= Léonard (comics) =

Belgian comic series

Léonard est toujours un Génie (French for "Leonardo is still a genius"), book cover showing the two main protagonists of the series

Léonard in French, and Leonardo in the Dutch translation, is a Belgian comic series about an eponymous inventor and his assistant. It was created by artist Philippe Liégeois and writer Bob de Groot, better known under their pen names "Turk & De Groot".

==Publication history==
Inspired by Leonardo da Vinci, the character first appeared in Achille Talon magazine in 1974. When the magazine folded in 1976, the series moved to Eppo for the Dutch version and Pif gadget for the French. He later appeared in book form and has been drawn by the same duo for over 30 years with a similar number of books.

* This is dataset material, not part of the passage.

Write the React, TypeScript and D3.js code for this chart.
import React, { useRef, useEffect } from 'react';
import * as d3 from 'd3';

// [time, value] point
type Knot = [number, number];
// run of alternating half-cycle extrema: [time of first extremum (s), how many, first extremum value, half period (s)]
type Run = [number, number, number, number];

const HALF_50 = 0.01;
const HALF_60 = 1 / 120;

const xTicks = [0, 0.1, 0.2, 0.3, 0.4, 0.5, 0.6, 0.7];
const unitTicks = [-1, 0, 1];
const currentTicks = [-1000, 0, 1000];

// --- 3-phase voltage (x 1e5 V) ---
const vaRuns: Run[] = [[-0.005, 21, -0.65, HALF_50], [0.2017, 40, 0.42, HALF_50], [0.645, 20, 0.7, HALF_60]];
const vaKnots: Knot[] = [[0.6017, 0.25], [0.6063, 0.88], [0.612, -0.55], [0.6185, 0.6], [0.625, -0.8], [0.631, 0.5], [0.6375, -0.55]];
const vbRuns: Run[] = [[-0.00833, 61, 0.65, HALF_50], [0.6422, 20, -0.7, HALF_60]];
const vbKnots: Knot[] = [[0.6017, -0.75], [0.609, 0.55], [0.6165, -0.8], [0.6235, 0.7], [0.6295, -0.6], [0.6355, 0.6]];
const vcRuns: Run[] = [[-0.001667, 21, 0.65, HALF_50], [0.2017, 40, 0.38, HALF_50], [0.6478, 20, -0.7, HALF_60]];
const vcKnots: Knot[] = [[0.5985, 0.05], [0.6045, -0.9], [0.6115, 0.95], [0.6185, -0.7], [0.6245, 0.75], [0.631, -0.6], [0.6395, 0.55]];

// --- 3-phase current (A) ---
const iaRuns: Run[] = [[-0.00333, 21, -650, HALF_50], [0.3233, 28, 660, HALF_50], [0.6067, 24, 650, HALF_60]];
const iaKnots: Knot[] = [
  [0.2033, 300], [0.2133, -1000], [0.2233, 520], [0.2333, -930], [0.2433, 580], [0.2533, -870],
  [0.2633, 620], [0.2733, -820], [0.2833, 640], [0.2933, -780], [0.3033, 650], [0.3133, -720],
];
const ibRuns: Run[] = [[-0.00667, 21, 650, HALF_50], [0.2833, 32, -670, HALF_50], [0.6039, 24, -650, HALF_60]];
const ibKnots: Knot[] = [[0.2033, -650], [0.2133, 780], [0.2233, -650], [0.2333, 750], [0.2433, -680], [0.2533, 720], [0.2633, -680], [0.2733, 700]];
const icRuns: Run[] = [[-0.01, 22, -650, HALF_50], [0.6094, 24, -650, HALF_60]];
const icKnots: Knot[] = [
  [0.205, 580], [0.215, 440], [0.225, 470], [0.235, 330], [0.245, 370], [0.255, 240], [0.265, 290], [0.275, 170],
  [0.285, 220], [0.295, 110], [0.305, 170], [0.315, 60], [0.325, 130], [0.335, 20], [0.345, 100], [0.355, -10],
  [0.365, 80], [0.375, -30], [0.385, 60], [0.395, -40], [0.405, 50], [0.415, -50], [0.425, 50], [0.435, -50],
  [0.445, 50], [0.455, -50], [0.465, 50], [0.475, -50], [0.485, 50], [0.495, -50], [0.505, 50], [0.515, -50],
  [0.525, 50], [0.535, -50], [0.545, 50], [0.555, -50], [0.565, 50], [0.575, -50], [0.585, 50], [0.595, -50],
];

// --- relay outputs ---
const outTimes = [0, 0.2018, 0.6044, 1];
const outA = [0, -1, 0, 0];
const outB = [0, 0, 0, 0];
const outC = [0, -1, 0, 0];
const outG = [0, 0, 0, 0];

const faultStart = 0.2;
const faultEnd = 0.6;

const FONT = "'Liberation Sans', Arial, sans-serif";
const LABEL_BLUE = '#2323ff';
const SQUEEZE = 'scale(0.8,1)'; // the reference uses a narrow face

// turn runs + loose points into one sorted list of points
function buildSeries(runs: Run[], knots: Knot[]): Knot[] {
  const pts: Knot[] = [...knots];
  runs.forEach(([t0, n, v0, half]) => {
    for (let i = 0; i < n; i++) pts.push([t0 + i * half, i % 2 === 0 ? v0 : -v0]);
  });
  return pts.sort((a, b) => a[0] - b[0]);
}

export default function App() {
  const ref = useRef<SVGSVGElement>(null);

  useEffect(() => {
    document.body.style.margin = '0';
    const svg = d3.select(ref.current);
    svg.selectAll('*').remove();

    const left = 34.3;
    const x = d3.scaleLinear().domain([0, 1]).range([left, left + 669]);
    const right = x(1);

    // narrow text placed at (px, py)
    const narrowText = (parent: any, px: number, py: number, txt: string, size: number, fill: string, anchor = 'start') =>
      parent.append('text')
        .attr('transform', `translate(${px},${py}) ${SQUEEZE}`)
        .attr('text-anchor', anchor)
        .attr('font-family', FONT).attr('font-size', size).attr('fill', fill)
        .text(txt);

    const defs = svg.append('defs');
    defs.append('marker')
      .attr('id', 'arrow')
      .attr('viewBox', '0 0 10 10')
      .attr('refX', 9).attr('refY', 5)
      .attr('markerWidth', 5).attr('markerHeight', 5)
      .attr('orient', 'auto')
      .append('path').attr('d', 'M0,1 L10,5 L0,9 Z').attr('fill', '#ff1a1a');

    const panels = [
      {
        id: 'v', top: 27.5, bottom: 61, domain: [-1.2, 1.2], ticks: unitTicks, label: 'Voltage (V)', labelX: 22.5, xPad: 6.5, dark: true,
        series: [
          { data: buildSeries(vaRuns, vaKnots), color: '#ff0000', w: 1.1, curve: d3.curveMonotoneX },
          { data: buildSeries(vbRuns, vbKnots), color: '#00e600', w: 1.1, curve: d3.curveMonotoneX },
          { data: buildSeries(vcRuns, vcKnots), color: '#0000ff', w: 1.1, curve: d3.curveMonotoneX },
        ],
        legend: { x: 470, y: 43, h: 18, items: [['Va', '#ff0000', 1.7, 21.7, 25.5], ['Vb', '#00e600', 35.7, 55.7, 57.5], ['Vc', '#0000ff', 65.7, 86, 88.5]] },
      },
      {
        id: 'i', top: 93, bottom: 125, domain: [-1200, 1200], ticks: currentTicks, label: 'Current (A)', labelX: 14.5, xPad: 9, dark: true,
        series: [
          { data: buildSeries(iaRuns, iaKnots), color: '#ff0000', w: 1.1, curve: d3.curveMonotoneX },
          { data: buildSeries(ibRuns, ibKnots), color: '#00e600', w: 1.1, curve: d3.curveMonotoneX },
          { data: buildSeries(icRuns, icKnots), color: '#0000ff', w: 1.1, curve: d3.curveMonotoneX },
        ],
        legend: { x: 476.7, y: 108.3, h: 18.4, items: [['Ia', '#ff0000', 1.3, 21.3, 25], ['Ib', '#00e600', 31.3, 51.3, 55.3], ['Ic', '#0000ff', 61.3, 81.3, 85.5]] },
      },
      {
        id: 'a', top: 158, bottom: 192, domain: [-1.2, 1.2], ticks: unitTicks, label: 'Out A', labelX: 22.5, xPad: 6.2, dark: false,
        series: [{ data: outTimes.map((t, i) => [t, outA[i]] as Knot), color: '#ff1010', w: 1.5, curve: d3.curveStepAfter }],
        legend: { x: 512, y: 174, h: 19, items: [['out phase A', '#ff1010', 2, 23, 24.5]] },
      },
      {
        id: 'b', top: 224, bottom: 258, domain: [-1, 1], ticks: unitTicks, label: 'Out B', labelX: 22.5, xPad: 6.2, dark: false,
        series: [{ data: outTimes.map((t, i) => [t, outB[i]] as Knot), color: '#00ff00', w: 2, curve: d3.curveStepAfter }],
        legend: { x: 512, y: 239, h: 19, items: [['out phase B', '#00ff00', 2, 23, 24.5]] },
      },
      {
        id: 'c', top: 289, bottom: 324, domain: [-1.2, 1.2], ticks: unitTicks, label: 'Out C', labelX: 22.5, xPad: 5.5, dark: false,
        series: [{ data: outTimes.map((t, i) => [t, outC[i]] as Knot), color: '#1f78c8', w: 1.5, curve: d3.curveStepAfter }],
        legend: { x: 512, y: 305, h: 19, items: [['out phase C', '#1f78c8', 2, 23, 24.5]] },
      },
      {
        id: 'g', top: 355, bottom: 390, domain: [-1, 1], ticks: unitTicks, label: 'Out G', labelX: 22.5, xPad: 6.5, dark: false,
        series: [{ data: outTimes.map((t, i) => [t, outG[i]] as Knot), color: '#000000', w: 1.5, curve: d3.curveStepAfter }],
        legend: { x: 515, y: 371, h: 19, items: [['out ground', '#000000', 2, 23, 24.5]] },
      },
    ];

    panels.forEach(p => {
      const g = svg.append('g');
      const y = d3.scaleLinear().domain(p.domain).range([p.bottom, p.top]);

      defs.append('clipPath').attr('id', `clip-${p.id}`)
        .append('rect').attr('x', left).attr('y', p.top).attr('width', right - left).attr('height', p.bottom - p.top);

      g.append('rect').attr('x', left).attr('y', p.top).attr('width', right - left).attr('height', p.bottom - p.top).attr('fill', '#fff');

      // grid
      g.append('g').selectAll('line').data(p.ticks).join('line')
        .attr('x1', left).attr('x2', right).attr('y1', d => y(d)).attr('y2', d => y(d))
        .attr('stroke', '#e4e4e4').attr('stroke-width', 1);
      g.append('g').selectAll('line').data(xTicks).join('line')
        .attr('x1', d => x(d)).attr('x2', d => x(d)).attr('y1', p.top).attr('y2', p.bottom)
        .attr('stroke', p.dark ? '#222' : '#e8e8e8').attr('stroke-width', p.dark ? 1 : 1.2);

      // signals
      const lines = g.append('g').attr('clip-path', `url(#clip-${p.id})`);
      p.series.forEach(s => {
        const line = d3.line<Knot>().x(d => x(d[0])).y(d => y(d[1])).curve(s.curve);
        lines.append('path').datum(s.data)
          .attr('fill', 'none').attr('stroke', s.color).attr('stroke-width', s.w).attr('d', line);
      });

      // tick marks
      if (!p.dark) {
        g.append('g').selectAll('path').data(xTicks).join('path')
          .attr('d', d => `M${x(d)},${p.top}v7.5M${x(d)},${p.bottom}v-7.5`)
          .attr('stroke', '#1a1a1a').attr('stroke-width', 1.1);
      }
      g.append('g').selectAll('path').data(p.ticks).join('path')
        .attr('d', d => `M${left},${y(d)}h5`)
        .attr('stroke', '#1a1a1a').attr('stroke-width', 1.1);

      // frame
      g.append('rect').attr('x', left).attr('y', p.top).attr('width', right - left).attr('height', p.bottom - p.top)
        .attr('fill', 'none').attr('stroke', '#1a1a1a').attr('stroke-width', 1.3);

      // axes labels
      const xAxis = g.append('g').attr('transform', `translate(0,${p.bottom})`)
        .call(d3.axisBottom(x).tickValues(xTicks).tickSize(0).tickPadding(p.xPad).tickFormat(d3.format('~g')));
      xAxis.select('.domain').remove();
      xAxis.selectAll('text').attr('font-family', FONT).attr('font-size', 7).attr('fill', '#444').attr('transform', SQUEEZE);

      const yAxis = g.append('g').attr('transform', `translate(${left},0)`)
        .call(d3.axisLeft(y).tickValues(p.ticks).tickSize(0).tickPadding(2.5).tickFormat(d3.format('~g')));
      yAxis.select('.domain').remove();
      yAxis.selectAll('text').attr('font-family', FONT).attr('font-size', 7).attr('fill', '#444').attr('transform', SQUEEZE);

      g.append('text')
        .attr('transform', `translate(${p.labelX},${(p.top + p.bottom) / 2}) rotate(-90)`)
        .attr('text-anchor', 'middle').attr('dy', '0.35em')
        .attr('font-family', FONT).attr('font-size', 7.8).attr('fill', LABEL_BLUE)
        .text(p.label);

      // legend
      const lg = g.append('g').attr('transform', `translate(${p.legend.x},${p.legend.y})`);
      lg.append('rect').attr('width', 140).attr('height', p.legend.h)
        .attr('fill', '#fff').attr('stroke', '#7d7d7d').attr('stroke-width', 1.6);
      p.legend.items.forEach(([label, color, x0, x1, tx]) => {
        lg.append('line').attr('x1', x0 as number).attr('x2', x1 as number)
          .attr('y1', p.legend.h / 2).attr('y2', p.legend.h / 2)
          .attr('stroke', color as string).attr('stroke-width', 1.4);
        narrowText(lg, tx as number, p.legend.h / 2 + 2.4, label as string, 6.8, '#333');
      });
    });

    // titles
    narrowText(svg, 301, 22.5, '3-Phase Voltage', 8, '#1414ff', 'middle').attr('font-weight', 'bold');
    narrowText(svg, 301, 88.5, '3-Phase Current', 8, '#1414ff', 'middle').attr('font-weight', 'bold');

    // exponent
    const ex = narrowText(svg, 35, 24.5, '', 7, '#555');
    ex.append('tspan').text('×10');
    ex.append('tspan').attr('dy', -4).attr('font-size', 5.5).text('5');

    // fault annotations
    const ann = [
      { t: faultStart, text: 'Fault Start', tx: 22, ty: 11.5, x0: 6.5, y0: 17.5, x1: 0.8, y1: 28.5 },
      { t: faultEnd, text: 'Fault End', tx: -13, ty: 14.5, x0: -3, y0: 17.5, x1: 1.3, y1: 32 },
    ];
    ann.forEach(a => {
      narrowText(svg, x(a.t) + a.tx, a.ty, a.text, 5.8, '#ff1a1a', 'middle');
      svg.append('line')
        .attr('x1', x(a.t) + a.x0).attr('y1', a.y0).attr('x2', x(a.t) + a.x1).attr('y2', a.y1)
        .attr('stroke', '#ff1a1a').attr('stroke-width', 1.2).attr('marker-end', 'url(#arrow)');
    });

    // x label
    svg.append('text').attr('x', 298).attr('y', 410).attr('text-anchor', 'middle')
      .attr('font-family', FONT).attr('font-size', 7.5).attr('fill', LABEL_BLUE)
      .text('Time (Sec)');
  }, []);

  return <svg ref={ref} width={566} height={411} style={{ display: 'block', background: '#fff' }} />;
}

The stories are usually short ones ranging from one to half-a-dozen or so pages, though there have been the occasional full-length adventures.

All the albums have been published by Lombard Editions in Brussels, Belgium, and by Dargaud in Paris, France. At least four albums have been translated into English, but all are currently out-of-print. The character name was changed to Leonardo. Titles include "Leonardo is a Genius", Leonardo is Still a Genius", "Leonardo:Non-stop Genius" and "Leonardo: Who is This Guy Anyway".

==Premise==
Léonard is set in the early Renaissance period (with some aspects of the 20th century thrown in). He is an inventor and self-proclaimed genius who lives in a small town where he comes up with all sorts of inventions. Most of these are based on more recent, real-life achievements including television, fire extinguishers, cars and planes. He has also made more fanciful inventions like time machines and robots.

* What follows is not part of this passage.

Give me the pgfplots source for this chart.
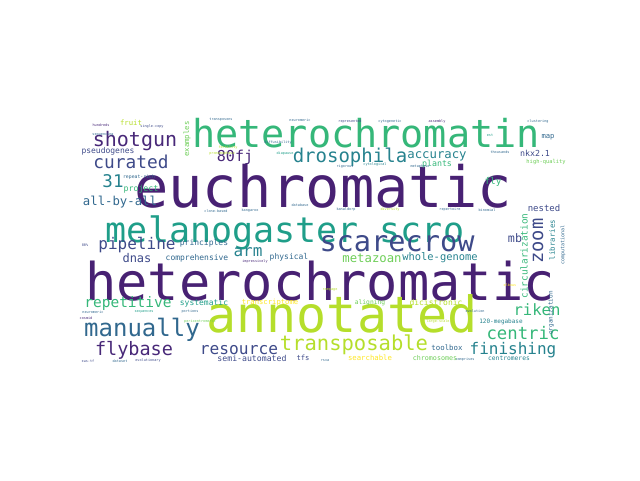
\documentclass[border=0pt]{standalone}
\usepackage{pgfplots}
\pgfplotsset{compat=1.18}
\usepackage{fontspec}
\newfontfamily\wc{DejaVu Sans Mono}
\definecolor{v0}{HTML}{440154}
\definecolor{v1}{HTML}{482878}
\definecolor{v2}{HTML}{3E4A89}
\definecolor{v3}{HTML}{31688E}
\definecolor{v4}{HTML}{26828E}
\definecolor{v5}{HTML}{1F9E89}
\definecolor{v6}{HTML}{35B779}
\definecolor{v7}{HTML}{6ECE58}
\definecolor{v8}{HTML}{B5DE2B}
\definecolor{v9}{HTML}{FDE725}
\definecolor{vh}{HTML}{482173}
\newcommand{\w}[5]{\node[inner sep=0pt,text=#4,font=\wc\fontsize{#3}{#3}\selectfont] at (axis cs:#1,#2) {#5};}
\newcommand{\wv}[5]{\node[inner sep=0pt,rotate=90,text=#4,font=\wc\fontsize{#3}{#3}\selectfont] at (axis cs:#1,#2) {#5};}
\begin{document}
\begin{tikzpicture}
\begin{axis}[width=640pt,height=480pt,scale only axis,xmin=0,xmax=640,ymin=0,ymax=480,y dir=reverse,hide axis,clip=false]
\addplot[draw=none] coordinates {(0,0) (640,480)};
\w{323}{186}{57}{vh}{euchromatic}
\w{320}{281}{52}{vh}{heterochromatic}
\w{342}{314}{50}{v8}{annotated}
\w{366}{133}{38.5}{v6}{heterochromatin}
\w{285}{233}{35}{v5}{melanogaster scro}
\w{397}{244}{28.6}{v2}{scarecrow}
\w{135}{141}{20}{v1}{shotgun}
\w{131}{162}{17.8}{v2}{curated}
\w{235}{157}{15}{v1}{80fj}
\w{113}{181}{17.5}{v4}{31}
\w{120}{202}{12.3}{v3}{all-by-all}
\w{137}{245}{16}{v2}{pipeline}
\w{248}{252}{16}{v4}{arm}
\w{137}{258}{12}{v2}{dnas}
\w{197}{258}{8}{v3}{comprehensive}
\w{289}{257}{8}{v3}{physical}
\w{131}{123}{7.3}{v8}{fruit}
\wv{187}{139}{7.3}{v7}{examples}
\w{108}{151}{8}{v2}{pseudogenes}
\w{139}{177}{4.8}{v3}{repeat-rich}
\w{141}{189}{8.3}{v6}{project}
\w{204}{243}{8}{v3}{principles}
\w{350}{157}{19}{v4}{drosophila}
\w{437}{156}{12.3}{v4}{accuracy}
\w{437}{164}{8.3}{v6}{plants}
\w{535}{153}{8.3}{v2}{nkx2.1}
\w{548}{137}{7.2}{v3}{map}
\w{546}{162}{5.4}{v7}{high-quality}
\w{493}{182}{9.4}{v6}{fly}
\wv{538}{241}{18.7}{v2}{zoom}
\w{544}{208}{9}{v2}{nested}
\w{515}{238}{11.7}{v2}{mb}
\w{372}{258}{12.3}{v7}{metazoan}
\w{440}{258}{10.4}{v4}{whole-genome}
\w{128}{303}{14.5}{v6}{repetitive}
\w{142}{330}{24}{v3}{manually}
\w{134}{350}{18.5}{v1}{flybase}
\w{239}{350}{16.2}{v2}{resource}
\w{354}{345}{20.5}{v8}{transposable}
\w{513}{350}{16}{v4}{finishing}
\w{523}{333}{17.3}{v6}{centric}
\w{537}{310}{15.6}{v6}{riken}
\w{204}{303}{8}{v5}{systematic}
\w{270}{303}{7.2}{v9}{transcriptome}
\w{370}{303}{6.3}{v7}{aligning}
\w{436}{303}{8}{v8}{dicistronic}
\w{252}{358}{8.2}{v2}{semi-automated}
\w{303}{358}{7.2}{v2}{tfs}
\w{370}{358}{7.3}{v9}{searchable}
\w{435}{358}{6.7}{v7}{chromosomes}
\w{447}{348}{7.4}{v3}{toolbox}
\w{509}{358}{6.3}{v4}{centromeres}
\w{501}{322}{6}{v4}{120-megabase}
\wv{524}{256}{9.4}{v6}{circularization}
\wv{552}{240}{7.4}{v4}{libraries}
\wv{563}{245}{5}{v3}{computational}
\wv{551}{313}{6}{v3}{organization}
\w{101}{125}{3.5}{v1}{hundreds}
\w{152}{127}{3.5}{v2}{single-copy}
\w{103}{135}{3.5}{v3}{sequencing}
\w{221}{120}{3.5}{v3}{transposons}
\w{228}{148}{3.5}{v8}{fertility}
\w{278}{143}{3.5}{v3}{diffusibility}
\w{222}{154}{3.5}{v8}{promenophase}
\w{285}{154}{3.5}{v5}{diapause}
\w{300}{120}{3.5}{v3}{neuromeric}
\w{350}{122}{3.5}{v2}{represented}
\w{390}{122}{3.5}{v3}{cytogenetic}
\w{437}{122}{3.5}{v1}{assembly}
\w{538}{122}{3.5}{v3}{clustering}
\w{490}{135}{3.5}{v5}{est}
\w{500}{152}{3.5}{v3}{thousands}
\w{375}{165}{3.5}{v4}{cytological}
\w{420}{167}{3.5}{v3}{metaphase}
\w{345}{167}{3.5}{v3}{rigorous}
\w{300}{205}{3.5}{v3}{database}
\w{346}{210}{3.5}{v3}{kanaldorp}
\w{390}{210}{3.5}{v8}{diversity}
\w{450}{210}{3.5}{v3}{repertoire}
\w{487}{210}{3.5}{v3}{binomial}
\w{250}{211}{3.5}{v3}{kangaroo}
\w{216}{211}{3.5}{v3}{clone-based}
\w{85}{245}{3.5}{v2}{80\%}
\w{93}{312}{3.5}{v3}{neuromeric}
\w{86}{318}{3.5}{v1}{cosmid}
\w{144}{312}{3.5}{v5}{sequences}
\w{190}{312}{3.5}{v3}{portions}
\w{88}{361}{3.5}{v2}{sws-tf}
\w{120}{361}{3.5}{v3}{dataset}
\w{148}{361}{3.5}{v2}{evolutionary}
\w{200}{322}{3.5}{v7}{pericentromeric}
\w{255}{262}{3.5}{v1}{impressively}
\w{330}{290}{3.5}{v8}{rampage}
\w{510}{285}{3.5}{v9}{elbows}
\w{475}{311}{3.5}{v3}{evolution}
\w{438}{322}{3.5}{v8}{large-scale}
\w{465}{360}{3.5}{v3}{comprises}
\w{325}{361}{3.5}{v3}{rsva}
\end{axis}
\end{tikzpicture}
\end{document}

Léonard is flanked by Basile, his long-suffering (and often quite reluctant) assistant. Léonard refers to his younger helper as "Disciple" ("Lackey" in the English version), while Basile calls him "Master".

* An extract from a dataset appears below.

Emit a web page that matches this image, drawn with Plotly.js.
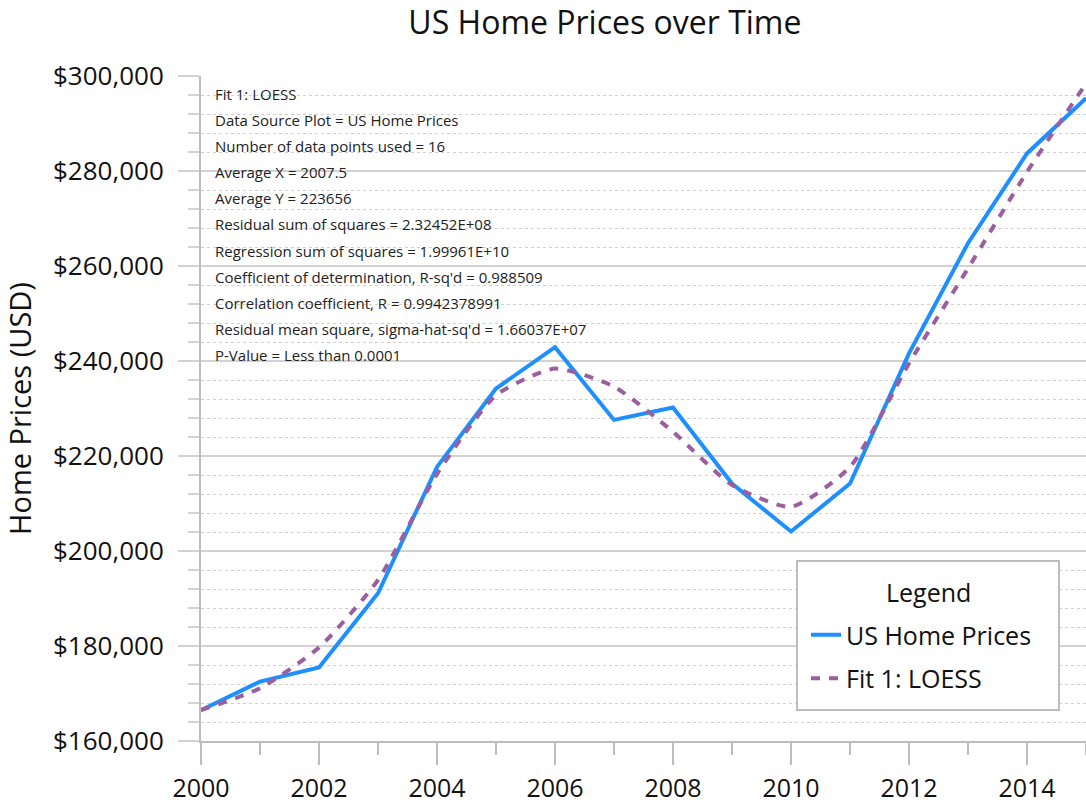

Basile shows, and not without good cause, little of the respect that Léonard feels due to him and their relationship is more one of squabbling worker and employer than that of pupil and mentor. One cannot really blame the Disciple given the Master's arrogance and oversized ego.

In fact, far from teaching his Disciple the ways of science, Léonard looks upon him as a convenient guinea-pig for his inventions and shows little sympathy when they go wrong, which they almost always do. Still, Léonard expects his Disciple to be enthusiastic about his inventions, and the resigned Disciple often ironically repeats his motto "I serve science and it's my joy" (" Je sers la science et c'est ma joie ").

==Storyline==
The most common storyline is that Léonard comes up with the idea for an invention. He then proceeds to wake up his late-sleeping Disciple using various means which range from loudspeakers to explosives. After being blown to bits or suffering similar injuries, the Disciple gets himself together and grudgingly proceeds to help build and test Léonard's latest idea. This invariably results in more damage to his body and soul, but failure to co-operate will result in him being on the receiving end of Léonard's anvil or blunderbuss which the Master keeps conveniently tucked up in his beard. The story often ends with the Disciple covered in plaster and bandages and even having to go to hospital.

==Other characters==
Looking on are Raoul the cat, Bernadette the mouse, and Mathurine the housekeeper. The cat and the mouse are friends and often appear in on-the-side gags: while the main action is being played out by Léonard and his Disciple, the cat and the mouse are involved in action of their own. Another recurring character is Crâne, a talking skull who comments on the scene.

There is also a rival inventor, the Great Albert (based on Albert Einstein) who also has an assistant who is every bit as put-upon as Basile. Albert, who is in every way as brilliant and as arrogant as Léonard, first appeared in a full-length adventure entitled La Guerre des génies (French for "Genius Wars") – which included a chapter called "Le Génie contre-attaque" ("The Genius Strikes Back"). Deciding that the town was not big enough for two geniuses, he and Léonard engaged in a fiery feud with both of them coming up with increasingly devastating methods to try to get rid of the other. Running gags in the story included the angry inhabitants chasing both Leonardo and Albert out of town and both men joining forces on occasion to get rid of another passing genius, Nicolas Flamel, and his disciple. Although this story was entirely about the two fighting a huge battle, in later albums they are shown to be on more or less friendly terms.

==Cartoon series==
A pilot for a series was made at the beginning of the 1990s by the French cartoon company IDDH, but the full series was never made.

A CGI-animated cartoon television series which was named Léonard was announced in February 2009, with Paris-based aniamtion studio Ellipsanime in colloabortation with the comic book series' publisher Le Lombard while the series was also named Contraptus outside of France, Ellipsanime's co-founder Robért Rea would serve as producer. Ellipsanime's fellow Belgian animation studio DreamWall and Singaporian animation production studio Infinite Frameworks would provide animation services for Léonard (aka Contraptus).